“Pour la première fois dans l’histoire récente, la nation semble flirter dangereusement avec la guerre civile”, met en garde Dawn dans un éditorial publié le dimanche 14 mai. Elle se déchire sous le poids de ses propres contradictions.” Le quotidien pakistanais poursuit : “La colère et la frustration croissante du public poussent le pays toujours plus près du point de rupture.”
L’arrestation, le 9 mai, de l’ancien Premier ministre Imran Khan (2018-2022) dans une affaire de corruption, puis sa mise en détention provisoire le lendemain, a déclenché de violentes manifestations dans le pays. Les partisans de M. Khan, figure d’opposition populaire, s’en sont pris à des bâtiments gouvernementaux et à des symboles de la puissante institution militaire.
L’ancienne vedette du cricket devenue personnalité politique multiplie les attaques contre l’armée, avec le soutien de laquelle Imran Khan était pourtant arrivé au pouvoir en 2018. Aujourd’hui, il l’accuse d’être responsable de la tentative d’assassinat qui l’a visé, au début de novembre 2022, lors d’un rassemblement politique.
Remis en liberté le 12 mai après l’invalidation de son arrestation par la Cour suprême, le chef du Pakistan Tehreek-e-Insaf (PTI) a intensifié ses critiques, accusant le chef de l’armée de nourrir “une rancune personnelle” contre lui, dans une interview accordée au Guardian depuis sa résidence de Lahore et publiée le 14 mai. “Le Pakistan est maintenant dirigé par le chef de l’armée. La répression contre nous est menée par le chef de l’armée”, a-t-il également commenté, en faisant référence à l’arrestation de nombreux membres de son parti.
Le ministre de l’Intérieur, Rana Sanaullah, a assuré que M. Khan serait de nouveau arrêté tôt ou tard. Une centaine d’accusations, allant de la corruption à l’incitation à la violence, pèse sur l’ancien Premier ministre. Ce dernier est devenu extrêmement populaire après avoir été évincé du pouvoir par une motion de censure en avril 2022. Depuis, il mobilise les foules et réclame des élections anticipées.
“Jusqu’à la dernière goutte de sang”
La situation demeure explosive. Dans une série de tweets, lundi 15 mai, rapportée par le Daily Times, Imran Khan a promis de continuer à se battre jusqu’à sa “dernière goutte de sang”, car sa “mort est préférable” au fait d’être “réduit en esclavage par une bande d’escrocs”. L’ancien capitaine de l’équipe nationale de cricket a également affirmé que le plan de l’armée était de le jeter en prison pour les dix prochaines années et de s’en prendre aux cadres de son parti.

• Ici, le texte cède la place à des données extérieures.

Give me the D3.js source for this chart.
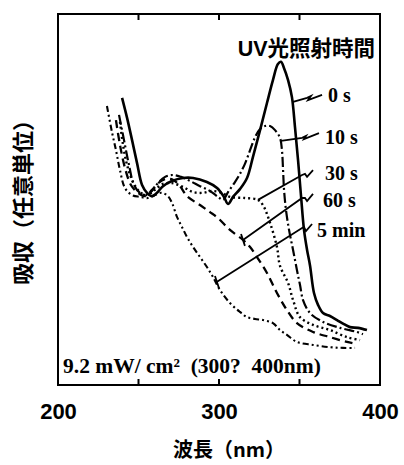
<!DOCTYPE html>
<html>
<head>
<meta charset="utf-8">
<script src="https://cdn.jsdelivr.net/npm/d3@7"></script>
<style>
  body { margin: 0; background: #fff; }
  svg { display: block; }
</style>
</head>
<body>
<svg id="spectra" width="404" height="465"></svg>
<script>
// wavelength (nm) / absorbance (arb. units, 0-100)
var s0 = [
  [239.8,77.4],[242.9,72.0],[246.0,66.0],[249.1,59.8],[252.2,53.9],[255.3,51.8],[258.4,50.9],
  [261.5,51.8],[265.2,53.6],[270.8,55.0],[277.6,55.8],[283.9,55.8],[292.5,54.7],[298.8,53.1],
  [303.1,50.7],[305.6,48.8],[308.7,50.7],[313.0,52.8],[317.4,55.8],[321.1,61.5],[325.5,68.7],
  [329.8,76.0],[333.5,82.2],[336.6,86.5],[338.5,87.1],[340.4,85.4],[342.9,82.2],[345.3,77.6],
  [347.2,69.5],[349.1,60.6],[350.9,51.2],[352.8,41.8],[354.7,36.4],[356.5,32.3],[359.0,24.8],
  [361.5,21.6],[364.6,19.4],[368.9,18.6],[373.3,17.5],[377.6,16.4],[381.4,15.6],[386.3,15.4],
  [391.9,14.8]
];
var s10 = [
  [237.9,72.8],[241.0,66.0],[244.1,59.3],[247.2,53.9],[250.9,51.8],[255.3,51.2],[259.0,52.6],
  [262.1,54.4],[266.5,56.1],[271.4,56.6],[276.4,56.1],[282.0,55.0],[288.2,53.6],[294.4,52.3],
  [299.4,50.7],[302.5,49.9],[305.6,52.0],[309.9,54.7],[313.0,56.9],[316.1,59.6],[319.3,63.3],
  [322.4,66.8],[325.5,69.0],[328.6,69.8],[331.7,69.8],[334.8,68.7],[337.9,66.6],[339.1,63.3],
  [339.8,57.9],[340.4,52.6],[341.6,47.2],[343.5,41.8],[346.0,36.4],[348.4,31.0],[350.3,27.0],
  [352.2,22.9],[356.5,19.4],[364.6,17.0],[375.2,15.4],[385.7,14.3],[389.4,13.7]
];
var s30 = [
  [238.5,70.9],[240.4,64.7],[242.9,59.3],[246.6,54.7],[250.9,52.0],[255.3,51.2],[260.2,52.6],
  [265.2,54.2],[270.8,54.4],[277.6,53.4],[283.9,52.0],[290.1,51.8],[295.7,52.3],[301.9,51.8],
  [306.8,50.7],[316.1,50.4],[324.2,49.9],[327.3,48.5],[331.7,43.7],[336.0,37.2],[337.9,32.1],
  [342.9,27.5],[346.0,22.9],[350.3,18.3],[358.4,16.2],[368.9,14.8],[379.5,12.9],[387.6,12.1]
];
var s60 = [
  [236.0,71.4],[238.5,64.7],[241.6,58.5],[245.3,53.9],[249.7,51.8],[254.0,50.9],[258.4,52.6],
  [262.1,54.4],[266.5,55.5],[271.4,55.3],[275.8,53.6],[280.1,50.9],[288.2,48.5],[294.4,46.6],
  [299.4,45.0],[306.8,41.8],[314.9,39.1],[319.3,37.2],[323.6,34.5],[329.8,30.2],[336.0,24.8],
  [342.2,20.2],[348.4,16.7],[358.4,14.3],[368.9,12.9],[379.5,11.6],[384.5,11.1]
];
var s5min = [
  [230.4,75.2],[233.5,68.2],[236.0,63.3],[238.5,57.9],[241.6,53.1],[246.0,51.2],[250.9,50.7],
  [255.9,50.4],[260.2,51.2],[264.6,51.8],[268.3,50.9],[270.8,49.1],[273.9,45.3],[277.0,42.6],
  [280.1,39.9],[283.9,37.2],[288.2,34.5],[292.5,31.8],[296.3,29.1],[300.6,25.6],[306.8,22.1],
  [313.0,19.7],[317.4,18.3],[322.4,17.8],[327.3,17.5],[333.5,16.7],[337.9,14.8],[342.2,13.5],
  [348.4,11.6],[358.4,10.8],[368.9,10.2],[377.0,10.0],[384.5,10.0]
];

var seriesNames = ["0 s", "10 s", "30 s", "60 s", "5 min"];
var seriesData = [s0, s10, s30, s60, s5min];
var dashes = [null, "10,3,2,3", "2,3", "8,5", "6,3,2,3,2,3"];
var widths = [2.6, 2.2, 2.4, 2.3, 2.1];

// leader lines from each curve to its label
var leaders = [
  [[346.0,76.3],[354.7,77.4],[357.1,77.9],[355.3,76.8],[364.0,78.2]],
  [[338.5,65.8],[351.6,66.6],[354.0,67.1],[352.8,66.3],[362.1,67.9]],
  [[324.2,49.9],[351.6,56.6],[353.4,56.9],[354.7,56.1],[358.4,57.9]],
  [[314.9,39.1],[351.6,50.4],[353.4,50.4],[354.7,49.6],[358.4,51.5]],
  [[298.8,27.8],[351.6,42.3],[352.8,42.6],[354.0,41.5],[357.8,43.4]]
];
var leaderTicks = [
  [[313.7,40.7],[316.1,37.5]],
  [[297.5,29.4],[300.0,26.1]]
];
var labelPos = [[367.7,78.2],[365.8,66.8],[365.8,57.1],[364.6,49.9],[360.9,41.8]];

var xTicks = [250, 300, 350];
var xTickLabels = [200, 300, 400];

var svg = d3.select("#spectra"),
    margin = {top: 14, right: 24, bottom: 80, left: 58},
    width = 404 - margin.left - margin.right,
    height = 465 - margin.top - margin.bottom,
    g = svg.append("g").attr("transform", "translate(" + margin.left + "," + margin.top + ")");

var x = d3.scaleLinear().domain([200, 400]).range([0, width]);
var y = d3.scaleLinear().domain([0, 100]).range([height, 0]);

var line = d3.line()
    .x(function(d) { return x(d[0]); })
    .y(function(d) { return y(d[1]); })
    .curve(d3.curveCatmullRom.alpha(0.5));

var straight = d3.line()
    .x(function(d) { return x(d[0]); })
    .y(function(d) { return y(d[1]); });

g.selectAll(".spectrum")
  .data(seriesData)
  .enter().append("path")
    .attr("class", "spectrum")
    .attr("d", line)
    .attr("fill", "none")
    .attr("stroke", "#000")
    .attr("stroke-width", function(d, i) { return widths[i]; })
    .attr("stroke-dasharray", function(d, i) { return dashes[i]; })
    .attr("stroke-linejoin", "round");

g.selectAll(".leader")
  .data(leaders.concat(leaderTicks))
  .enter().append("path")
    .attr("class", "leader")
    .attr("d", straight)
    .attr("fill", "none")
    .attr("stroke", "#000")
    .attr("stroke-width", 1.8);

g.selectAll(".label")
  .data(seriesNames)
  .enter().append("text")
    .attr("class", "label")
    .attr("x", function(d, i) { return x(labelPos[i][0]); })
    .attr("y", function(d, i) { return y(labelPos[i][1]); })
    .attr("dy", "0.35em")
    .style("font", "bold 20px 'Liberation Serif', serif")
    .text(function(d) { return d; });

g.append("text")
    .attr("x", x(396.9))
    .attr("y", y(90.8))
    .attr("dy", "0.35em")
    .attr("text-anchor", "end")
    .style("font", "bold 21.5px 'Liberation Sans', 'Noto Sans CJK JP', sans-serif")
    .text("UV光照射時間");

g.append("text")
    .attr("x", 5)
    .attr("y", height - 20)
    .attr("dy", "0.35em")
    .attr("xml:space", "preserve")
    .style("white-space", "pre")
    .style("font", "bold 21.5px 'Liberation Serif', serif")
    .text("9.2 mW/ cm\u00b2  (300?  400nm)");

// frame with inward ticks top and bottom
g.append("rect")
    .attr("width", width)
    .attr("height", height)
    .attr("fill", "none")
    .attr("stroke", "#000")
    .attr("stroke-width", 2);

g.selectAll(".tick-b")
  .data(xTicks)
  .enter().append("line")
    .attr("class", "tick-b")
    .attr("x1", x).attr("x2", x)
    .attr("y1", height).attr("y2", height - 6)
    .attr("stroke", "#000").attr("stroke-width", 2);

g.selectAll(".tick-t")
  .data(xTicks)
  .enter().append("line")
    .attr("class", "tick-t")
    .attr("x1", x).attr("x2", x)
    .attr("y1", 0).attr("y2", 6)
    .attr("stroke", "#000").attr("stroke-width", 2);

var xAxis = g.append("g")
    .attr("class", "axis axis--x")
    .attr("transform", "translate(0," + height + ")")
    .call(d3.axisBottom(x).tickValues(xTickLabels).tickSize(0).tickPadding(18).tickFormat(d3.format("d")));

xAxis.select(".domain").remove();
xAxis.selectAll("text")
    .attr("fill", "#000")
    .style("font", "bold 22px 'Liberation Sans', Arial, sans-serif");

g.append("text")
    .attr("x", width / 2 + 10)
    .attr("y", height + 65)
    .attr("text-anchor", "middle")
    .attr("dy", "0.35em")
    .style("font", "bold 20px 'Noto Sans CJK JP', sans-serif")
    .text("波長（nm）");

g.append("text")
    .attr("transform", "translate(" + (23 - margin.left) + "," + (197 - margin.top) + ") rotate(-90)")
    .attr("text-anchor", "middle")
    .attr("dy", "0.35em")
    .style("font", "bold 22px 'Noto Sans CJK JP', sans-serif")
    .text("吸収（任意単位）");
</script>
</body>
</html>
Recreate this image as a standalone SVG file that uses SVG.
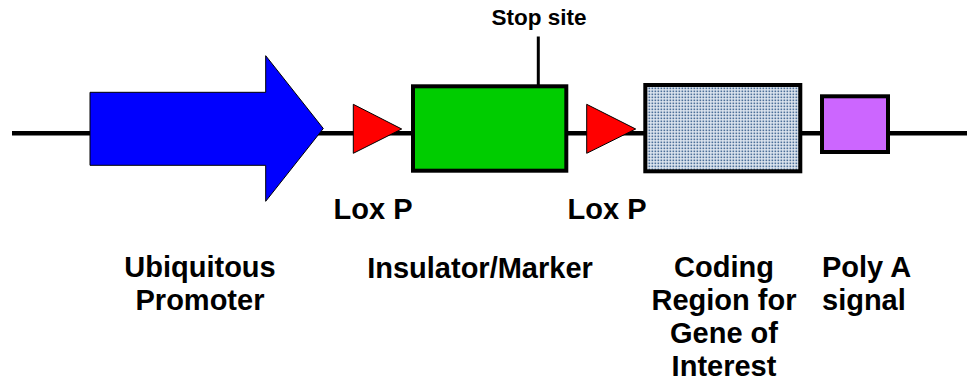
<svg xmlns="http://www.w3.org/2000/svg" width="967" height="391" viewBox="0 0 967 391">
<style>
.lbl{font-family:"Liberation Sans",Arial,sans-serif;font-weight:bold;font-size:29px;fill:#000}
.small{font-size:22.5px}
.mid{text-anchor:middle}
.box{stroke:#000;stroke-width:4}
.tri{fill:#FF0000;stroke:#000;stroke-width:1}
.wire{stroke:#000;fill:none}
</style>
<defs>
<pattern id="dots" x="0" y="0" width="3" height="3" patternUnits="userSpaceOnUse">
<rect width="3" height="3" fill="#e2e9f2"/>
<rect x="0.5" y="0.5" width="1.7" height="1.7" fill="#4d7099"/>
</pattern>
</defs>
<rect width="967" height="391" fill="#fff"/>
<g id="connectors">
<line class="wire" x1="12" y1="133.3" x2="967" y2="133.3" stroke-width="4.5"/>
<line class="wire" x1="538.3" y1="36.5" x2="538.3" y2="86" stroke-width="3"/>
</g>
<g id="promoter">
<polygon points="90,92.3 265.7,92.3 265.7,55.7 323.3,128.5 265.7,201.3 265.7,165.3 90,165.3" fill="#0000FF" stroke="#000" stroke-width="1"/>
<text class="lbl mid" x="200" y="277">Ubiquitous</text>
<text class="lbl mid" x="200" y="310">Promoter</text>
</g>
<g id="loxp1">
<polygon class="tri" points="353.3,104.3 401.7,129 353.3,153.3"/>
<text class="lbl mid" x="373" y="219">Lox P</text>
</g>
<g id="insulator">
<rect class="box" x="413" y="86.3" width="153.3" height="84.4" fill="#00CC00"/>
<text class="lbl mid" x="480" y="278">Insulator/Marker</text>
</g>
<g id="stopsite">
<text class="lbl small mid" x="539" y="25">Stop site</text>
</g>
<g id="loxp2">
<polygon class="tri" points="586.7,104.3 635.7,129 586.7,153.3"/>
<text class="lbl mid" x="607" y="219">Lox P</text>
</g>
<g id="coding">
<rect class="box" x="645.3" y="85" width="155" height="86.3" fill="url(#dots)"/>
<text class="lbl mid" x="724" y="277">Coding</text>
<text class="lbl mid" x="724" y="310">Region for</text>
<text class="lbl mid" x="724" y="343">Gene of</text>
<text class="lbl mid" x="724" y="376">Interest</text>
</g>
<g id="polya">
<rect class="box" x="822" y="96.3" width="66" height="55.7" fill="#CC66FF"/>
<text class="lbl" x="822" y="277">Poly A</text>
<text class="lbl" x="822" y="310">signal</text>
</g>
</svg>
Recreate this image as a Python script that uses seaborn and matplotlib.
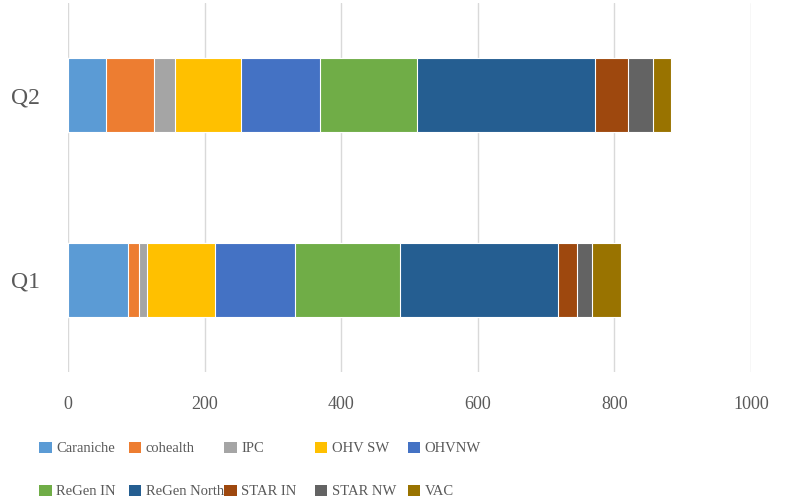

L’actuel Premier ministre, Shehbaz Sharif, a prévenu que les personnes impliquées dans les violences seraient poursuivies pour terrorisme. Des milliers de personnes ont été arrêtées au cours des derniers jours et la Commission des droits humains du Pakistan s’est inquiétée au sujet d’“informations faisant état d’arrestations au hasard et de poursuites arbitraires contre des sympathisants du PTI à travers le Pakistan”.
Dans son éditorial, Dawn juge que la seule possibilité pour une sortie de crise serait d’organiser des élections. “Des élections libres et équitables, menées à la satisfaction de toutes les parties, restent la meilleure option dans les conditions actuelles. Toutes les parties doivent reconsidérer.”